Although Jupiter's moon Europa looks alien to us, it contains an ingredient familiar to us: sodium chloride, otherwise known as good ol' table salt.
It's also a main component of sea salt. Europa is one of the intriguing water worlds in our solar system and potentially a place where life could exist in a subsurface ocean. The discovery of sodium chloride means Europa's ocean could look more like those on Earth and even possibly include salt. Now, astronomers may have to think differently about the composition of Europa's ocean.
Planetary scientists did a visible-light spectral analysis of the yellow spots on Europa to find the salt. A study published Wednesday in Science Advances sheds light on the discovery.
Previously, NASA's Voyager and Galileo spacecraft performed flybys of Europa, which led scientists to discover that the moon has a salty liquid water ocean beneath an icy shell. An infrared spectrometer aboard Galileo studied the shell and detected water ice and magnesium sulfate salts, which are similar to Epsom salts. It was believed that the shell was similar in composition to the same ingredients that made up the ocean.
"People have traditionally assumed that all of the interesting spectroscopy is in the infrared on planetary surfaces, because that's where most of the molecules that scientists are looking for have their fundamental features," said Mike Brown, study co-author and the Richard and Barbara Rosenberg Professor of Planetary Astronomy at the California Institute of Technology, in a statement.
But the W.M. Keck Observatory in Hawaii provided new data with higher spectral resolution to show that the salts weren't magnesium sulfates.
"We thought that we might be seeing sodium chlorides, but they are essentially featureless in an infrared spectrum," Brown said.

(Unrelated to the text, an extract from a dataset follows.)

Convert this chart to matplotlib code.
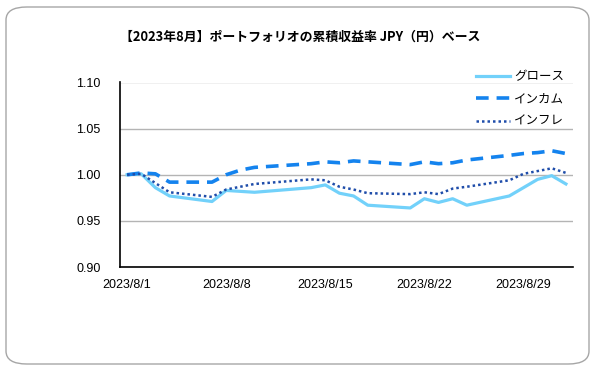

Kevin Hand, a scientist at NASA's Jet Propulsion Laboratory, took ocean salt samples from Earth and hit them with radiation to simulate what it might be like on Europa. The sea salt changed color and could be identified in the visible light spectrum as yellow.
This was similar to an area on Europa called Tara Regio, which has a distinct yellow color.
"Sodium chloride is a bit like invisible ink on Europa's surface. Before irradiation, you can't tell it's there, but after irradiation, the color jumps right out at you," Hand said.
Follow-up observations with the Hubble Space Telescope confirmed that the yellow color of Tara Regio was due to irradiated table salt on Europa's surface.
"Magnesium sulfate would simply have leached into the ocean from rocks on the ocean floor, but sodium chloride may indicate the ocean floor is hydrothermally active," said Samantha Trumbo, lead study author and California Institute of Technology graduate student, in a statement. "That would mean Europa is a more geologically interesting planetary body than previously believed."